**Written problem**
Skipping all pictures, set down the lines of the listing from the first through the one with "from matplotlib.transforms import".

**The data**
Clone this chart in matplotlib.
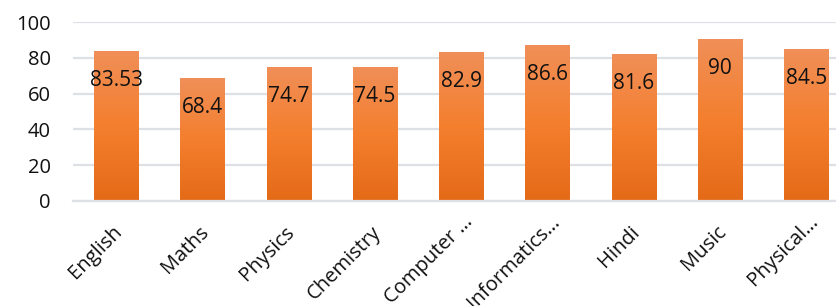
import numpy as np
import matplotlib
matplotlib.use("Agg")
import matplotlib.pyplot as plt
from matplotlib.colors import LinearSegmentedColormap
from matplotlib.transforms import ScaledTranslation

subjects = ["English", "Maths", "Physics", "Chemistry", "Computer \u2026",
            "Informatics\u2026", "Hindi", "Music", "Physical\u2026"]
scores = [83.53, 68.4, 74.7, 74.5, 82.9, 86.6, 81.6, 90, 84.5]
score_labels = ["83.53", "68.4", "74.7", "74.5", "82.9", "86.6", "81.6", "90", "84.5"]

plt.rcParams["font.family"] = ["Open Sans", "DejaVu Sans"]

fig = plt.figure(figsize=(8.36, 3.06), dpi=100)
ax = fig.add_axes([73 / 836, 1 - 201 / 306, 1 - 73 / 836, 179 / 306])

x = np.arange(len(subjects))
bars = ax.bar(x, scores, width=0.515, color="none", zorder=2)

# excel-like vertical gradient in each bar
grad_cmap = LinearSegmentedColormap.from_list(
    "orange", ["#e46a17", "#f47f2e", "#f08f58"])
grad = np.linspace(0, 1, 256).reshape(-1, 1)
for b in bars:
    x0, w, h = b.get_x(), b.get_width(), b.get_height()
    ax.imshow(grad, cmap=grad_cmap, origin="lower", aspect="auto",
              extent=(x0, x0 + w, 0, h), zorder=2)

for b, lab in zip(bars, score_labels):
    ax.annotate(lab, (b.get_x() + b.get_width() / 2, b.get_height()),
                xytext=(0, -29), textcoords="offset pixels",
                ha="center", va="center", fontsize=15, color="#111111", zorder=3)

ax.set_xlim(-0.5, 8.342)
ax.set_ylim(0, 100)
ax.set_yticks([0, 20, 40, 60, 80, 100])
ax.grid(axis="y", color="#dde1e6", linewidth=1.6, zorder=0)
ax.set_axisbelow(True)
for s in ["top", "right", "left"]:
    ax.spines[s].set_visible(False)
ax.spines["bottom"].set_color("#dde1e6")
ax.spines["bottom"].set_linewidth(1.6)

ax.tick_params(axis="y", length=0, pad=16, labelsize=14.5, labelcolor="#111111")
ax.tick_params(axis="x", length=0, pad=0, labelsize=14.5, labelcolor="#111111")
ax.set_xticks(x)
ax.set_xticklabels(subjects, rotation=45, ha="right", rotation_mode="anchor")
# truncated names sit higher, like excel does it
for t in ax.get_xticklabels():
    if t.get_text().endswith("\u2026"):
        dx, dy = 2, 11
    else:
        dx, dy = -4, 21
    t.set_transform(t.get_transform() + ScaledTranslation(dx / 100, -dy / 100, fig.dpi_scale_trans))

fig.savefig("out.png", dpi=100)
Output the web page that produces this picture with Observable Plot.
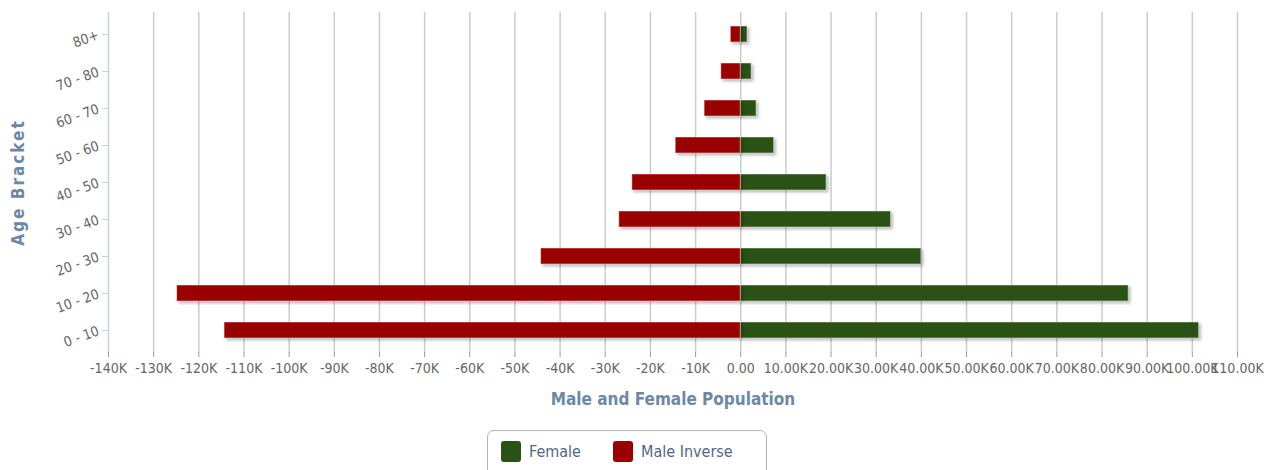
<!DOCTYPE html>
<html><head><meta charset="utf-8">
<script src="https://cdn.jsdelivr.net/npm/d3@7"></script>
<script src="https://cdn.jsdelivr.net/npm/@observablehq/plot@0.6"></script>
<style>
body{margin:0;background:#fff;width:1273px;height:470px;overflow:hidden;position:relative;font-family:"DejaVu Sans Condensed","DejaVu Sans",sans-serif}
#chart{position:absolute;left:0;top:0}
#legend{position:absolute;left:487px;top:430px;width:280px;height:52px;border:1.5px solid #b4b4b4;border-radius:7px;box-sizing:border-box;background:#fff}
.item{position:absolute;top:10px;display:flex;align-items:center;font-size:16px;color:#51668a;white-space:nowrap}
.sw{width:20px;height:21px;border-radius:3px;margin-right:8px}
</style></head><body>
<div id="chart"></div>
<div id="legend"></div>
<script>
const ageBrackets = ["0 - 10", "10 - 20", "20 - 30", "30 - 40", "40 - 50", "50 - 60", "60 - 70", "70 - 80", "80+"];
const femaleValues = [101500, 85900, 40000, 33300, 19000, 7400, 3500, 2400, 1500];
const maleInverseValues = [-114300, -124800, -44200, -26900, -24000, -14400, -8000, -4300, -2200];
const xTickValues = [-140000, -130000, -120000, -110000, -100000, -90000, -80000, -70000, -60000, -50000, -40000, -30000, -20000, -10000, 0, 10000, 20000, 30000, 40000, 50000, 60000, 70000, 80000, 90000, 100000, 110000];
const seriesNames = ["Female", "Male Inverse"];
const seriesColors = ["#2a5214", "#990000"];

const rows = ageBrackets.map((age, i) => ({age, female: femaleValues[i], male: maleInverseValues[i]}));
const fmt = v => v < 0 ? "-" + Math.abs(v / 1000) + "K" : v === 0 ? "0.00" : (v / 1000).toFixed(2) + "K";
const font = '"DejaVu Sans Condensed","DejaVu Sans",sans-serif';

const chart = Plot.plot({
  width: 1273, height: 425,
  marginTop: 12, marginBottom: 73, marginLeft: 108, marginRight: 36,
  style: {fontFamily: font, fontSize: "14px", background: "white", overflow: "visible"},
  x: {domain: [-140000, 110000]},
  y: {domain: ageBrackets.slice().reverse(), paddingInner: 0.58, paddingOuter: 0.29},
  marks: [
    Plot.gridX(xTickValues.slice(1), {stroke: "#cccccc", strokeOpacity: 1, strokeWidth: 1.5}),
    Plot.barX(rows, {y: "age", x1: 0, x2: "female", fill: seriesColors[0], stroke: "#ffffff", strokeOpacity: 0.45, strokeWidth: 1}),
    Plot.barX(rows, {y: "age", x1: 0, x2: "male", fill: seriesColors[1], stroke: "#ffffff", strokeOpacity: 0.45, strokeWidth: 1}),
    Plot.frame({anchor: "left", stroke: "#c4d2e3", strokeWidth: 1.5}),
    Plot.axisX({ticks: xTickValues, tickFormat: fmt, tickSize: 5, tickPadding: 6, stroke: "#999", fill: "#666",
      label: "Male and Female Population", labelAnchor: "center", labelOffset: 52, labelArrow: "none"}),
    Plot.axisY({tickRotate: -20, tickSize: 6, tickPadding: 4, stroke: "#c4d2e3", fill: "#666",
      label: "Age Bracket", labelAnchor: "center", labelOffset: 97, labelArrow: "none"})
  ]
});
document.getElementById("chart").appendChild(chart);
const svg = d3.select(chart);
svg.selectAll('[aria-label="x-axis label"], [aria-label="y-axis label"]')
  .attr("fill", "#6d88a7").attr("font-weight", "bold").attr("font-size", 17);
svg.select('[aria-label="y-axis label"]').attr("letter-spacing", 2);
svg.selectAll('[aria-label="bar"]').style("filter", "drop-shadow(2px 2px 1.5px rgba(0,0,0,0.28))");

const legend = d3.select("#legend");
const offsets = [13, 125];
seriesNames.forEach((name, i) => {
  const it = legend.append("div").attr("class", "item").style("left", offsets[i] + "px");
  it.append("div").attr("class", "sw").style("background", seriesColors[i]);
  it.append("span").text(name);
});
</script>
</body></html>
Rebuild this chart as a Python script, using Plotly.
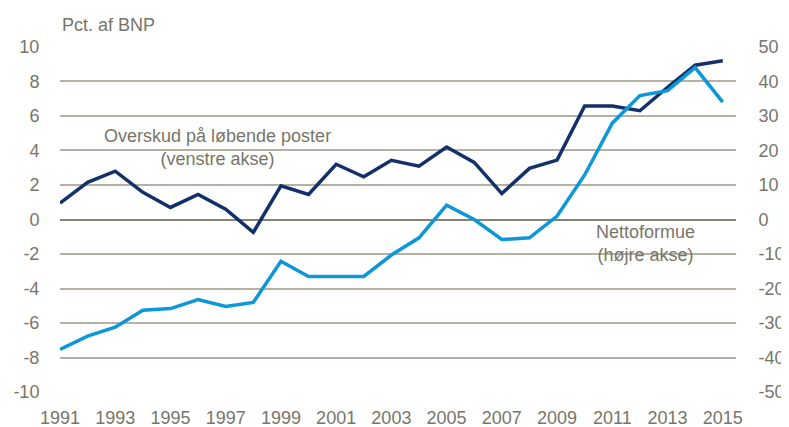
import plotly.graph_objects as go

years = list(range(1991, 2016))
overskud = [0.95, 2.15, 2.8, 1.57, 0.7, 1.45, 0.6, -0.75, 1.95, 1.45, 3.2, 2.47, 3.43,
            3.09, 4.2, 3.31, 1.5, 2.96, 3.44, 6.58, 6.57, 6.3, 7.66, 8.94, 9.19]
nettoformue = [-37.6, -33.8, -31.2, -26.3, -25.8, -23.2, -25.2, -24.0, -12.1, -16.5, -16.5,
               -16.5, -10.3, -5.3, 4.15, 0.0, -5.8, -5.3, 1.0, 12.9, 27.9, 35.9, 37.3, 44.0, 34.0]
left_ticks = [10, 8, 6, 4, 2, 0, -2, -4, -6, -8, -10]
right_ticks = [50, 40, 30, 20, 10, 0, -10, -20, -30, -40, -50]
x_ticks = list(range(1991, 2016, 2))

FONT = "Liberation Sans, Arial, sans-serif"
TXT = "#77756a"
GRID = "#b5b2a3"
CLEAR = "rgba(0,0,0,0)"

fig = go.Figure()
fig.add_trace(go.Scatter(x=years, y=overskud, mode="lines",
                         line=dict(color="#13306a", width=3.5), yaxis="y", showlegend=False))
fig.add_trace(go.Scatter(x=years, y=nettoformue, mode="lines",
                         line=dict(color="#0b97d8", width=3.5), yaxis="y2", showlegend=False))

fig.update_layout(
    width=781, height=419,
    margin=dict(l=52, r=53, t=38, b=34),
    plot_bgcolor="white", paper_bgcolor="white",
    font=dict(family=FONT, size=18, color=TXT),
    xaxis=dict(range=[1991, 2015.48], tickvals=x_ticks, ticktext=[str(v) for v in x_ticks],
               showgrid=False, zeroline=False, showline=False, automargin=False,
               ticks="outside", ticklen=8, tickcolor=CLEAR,
               tickfont=dict(size=18, color=TXT)),
    yaxis=dict(range=[-10.05, 10.05], tickvals=left_ticks, ticktext=[str(v) for v in left_ticks],
               showgrid=True, gridcolor=GRID, gridwidth=2,
               zeroline=True, zerolinecolor="#878472", zerolinewidth=2, automargin=False,
               ticks="outside", ticklen=16, tickcolor=CLEAR,
               tickfont=dict(size=18, color=TXT)),
    yaxis2=dict(range=[-50.25, 50.25], tickvals=right_ticks, ticktext=[str(v) for v in right_ticks],
                overlaying="y", side="right",
                showgrid=False, zeroline=False, automargin=False,
                ticks="outside", ticklen=18, tickcolor=CLEAR,
                tickfont=dict(size=18, color=TXT)),
    annotations=[
        dict(text="Pct. af BNP", xref="paper", yref="paper", x=0.0, y=1.0, yshift=9,
             xanchor="left", yanchor="bottom", showarrow=False, font=dict(size=18, color=TXT)),
        dict(text="Overskud på løbende poster<br>(venstre akse)", xref="x", yref="y",
             x=1996.7, y=4.15, xanchor="center", yanchor="middle", showarrow=False,
             font=dict(size=18, color=TXT)),
        dict(text="Nettoformue<br>(højre akse)", xref="x", yref="y",
             x=2012.2, y=-1.4, xanchor="center", yanchor="middle", showarrow=False,
             font=dict(size=18, color=TXT)),
    ],
)

fig.write_html("out.html")
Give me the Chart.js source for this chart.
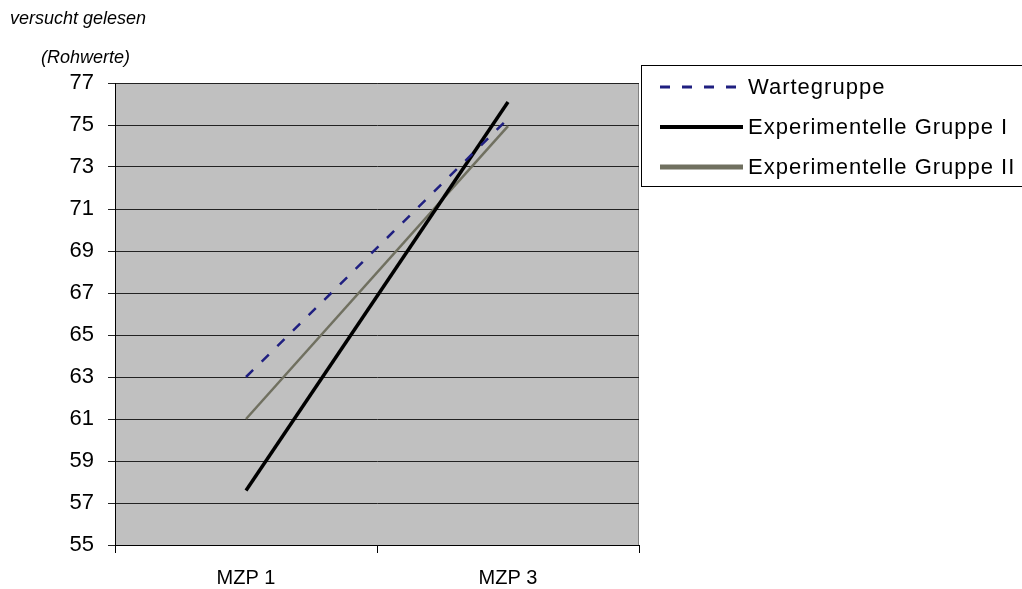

**In response**
Clone this chart in matplotlib.
import numpy as np
import matplotlib
matplotlib.use("Agg")
import matplotlib.pyplot as plt
from matplotlib.colors import LinearSegmentedColormap
from matplotlib.transforms import ScaledTranslation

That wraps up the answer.